A British museum returning stolen artefacts at the request of indigenous Australians. A French president seeking redemption for the crimes of European colonialism. A Marvel blockbuster making 1$ billion in 26 days while critiquing the colonial museum. Are we witnessing a cultural shift in how museums interact with their imperialist pasts?

Not quite. In Britain, progress has been patchy. Whilst university museums, such as Manchester and Edinburgh, have embraced the movement to return stolen objects. Much of the sector lags behind, sinking into a quagmire of inaction. The opening account of Donald Bob’s spiritual reunion is an example of few and far between.

In 2018, the governor of Easter Island tearfully begged the British Museum to return its Moai statue: “You have our soul,” she said.
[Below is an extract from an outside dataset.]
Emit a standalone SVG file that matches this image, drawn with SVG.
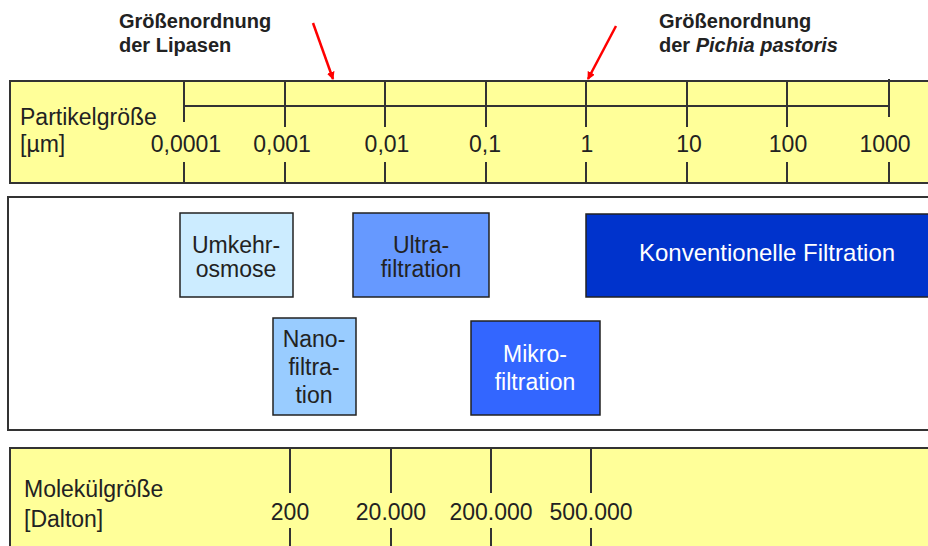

Visitors to the British Museum do not possess an intimate spiritual connection with the statues of Easter Island, passers-by see only a beautifully carved stone. Why deny those from Easter Island the connection they so deeply desire? The Museum could accept the Island’s offer of a freshly carved replacement, with little consequence except, perhaps, a loss of the statue’s aura. Which is a small price to pay, all things considered.

The British Museum has dismissively brushed aside recent pleas from Greece regarding the return of the Parthenon Marbles. The institution’s rejection of compassion has proved it to be a cavalier, cocksure bully: reactionaries still rejoice in imperial splendour. No colonial museum has the right to reject claims to stolen objects.

A common fear voiced against decolonisation is that it will trigger a ‘race to the bottom’, the endgame of which being the extinction of collections. This will not happen. Not everyone is asking for their property back and plenty of museum collections weren’t stolen. Museums will continue to thrive if they confront their past. All too often in Britain, repatriation debates are about loss. Instead, they should be focused on what there is to gain: fresh insights, deeper understanding, and a sense of global connectedness.

Those keen to protect the imperial loot of museums often fall back on the global institution argument. The artefacts they display are the common property of mankind and make up the tapestry of world culture. Only robust and long-standing institutions can preserve and contextualise such a delicate tapestry, so the argument goes. The global custodian argument doesn’t hold up. If context really matters, why not return the Pantheon Marbles to their original home?

All too often, this rosy promise goes unfulfilled. Museums fail to communicate that behind beautiful objects lies trauma. Museums sanitize the pages of history. They deny and forget. This occurs through how objects are described and classified, the luxuriousness of the building and the decision process behind what’s on display and what’s hidden. In order to survive the 21st century, colonial museums must engage with their imperial legacies properly.